2016 Hyundai i10 Review
A Closer Look at the 2016 Hyundai i10
The Hyundai i10 is every inch the classic small city car. It's short, it's tall, and it comes with five doors as standard. It’s really all about low costs and ease of use, and its main rivals at the moment include the VW Up and the Toyota Aygo, among others. However, this isn't a model that blends anonymously into the crowd, though, as it's by far the most spacious car of its type out there. It’s easy to drive and cheap to own, and the quality has to be seen to be believed. Don't think for a minute that the competition isn't stiff in this class, because it certainly is. But the overall package on offer here by the South Korean manufacturer gives the i10 every right to stake a claim for being the best all-around prospect in its class.

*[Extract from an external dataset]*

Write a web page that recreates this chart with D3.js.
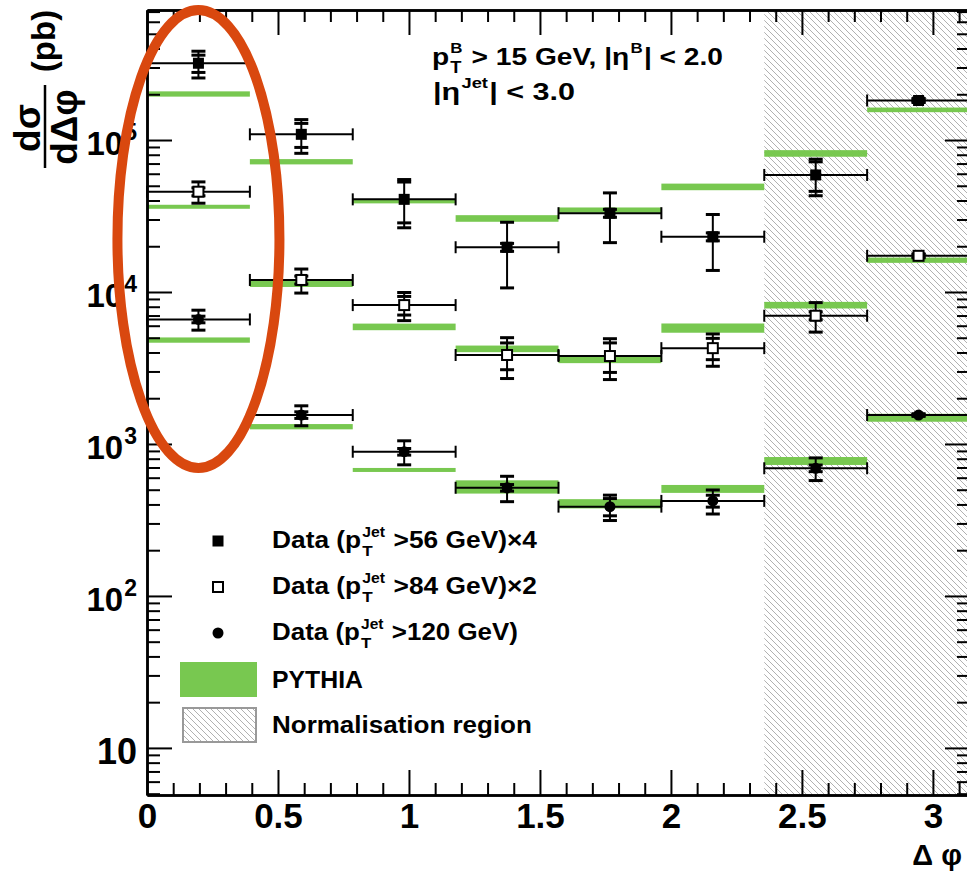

Hyundai i10 Model Features & Comparisons
The current model represents the second generation of the i10, and it's been with us now in this form since early 2014.
What might surprise some is that there are basically two engines available in the Hyundai i10, which is a choice between a 1.0-litre three-cylinder petrol and a 1.2-litre four-cylinder petrol unit, but no diesel. However, the three-cylinder engine does come in two different flavours: a regular 1.0-litre and the 1.0-litre Blue drive. There's very little difference between the two versions of the 1.0-litre that both come with a five-speed manual box, in terms of power, with both developing 65 horsepower, and 70 lb.-ft. of torque from the regular 1.0 and 69 lb.-ft. from the Blue Drive unit.
The 1.2-litre engine is available with either a five-speed manual or a four-speed automatic, but the power remains the same at 86 horsepower and 88 lb.-ft. of torque.
The first thing that attracts most buyers to a vehicle like the Hyundai i10 is the excellent fuel economy it delivers, and you don't need the extra expense of buying and running a diesel when you see the numbers associated with the Hyundai's petrol engines. It'll come as no surprise that the 1.0-litre Blue Drive is the most economical version, giving an impressive 55.4 mpg urban, 76.3 mpg extra urban and 65.7 mpg combined.
The suspension is fairly firm, and that keeps body roll to a minimum in corners, but there’s still plenty of suppleness to cope with all but the harshest urban potholes. The i10, therefore, feels nicely settled around town, and it handles well when you get out on the open road. The steering is light enough to help make parking and town driving easy, and there’s all the grip you need to give you plenty of confidence through bends and corners.
Why is the Hyundai i10 so Popular?
Perhaps the strongest attribute of this handsome little car is that it doesn't actually feel that little when you're inside. City cars obviously have to have compact exteriors to perform well in an urban environment, but nobody's going to complain about too much interior space. No car in this class offers more space for rear passengers, and despite the high seating position in the front of the i10, there’s still plenty of headroom even for tall drivers, and long legs are accommodated with ease.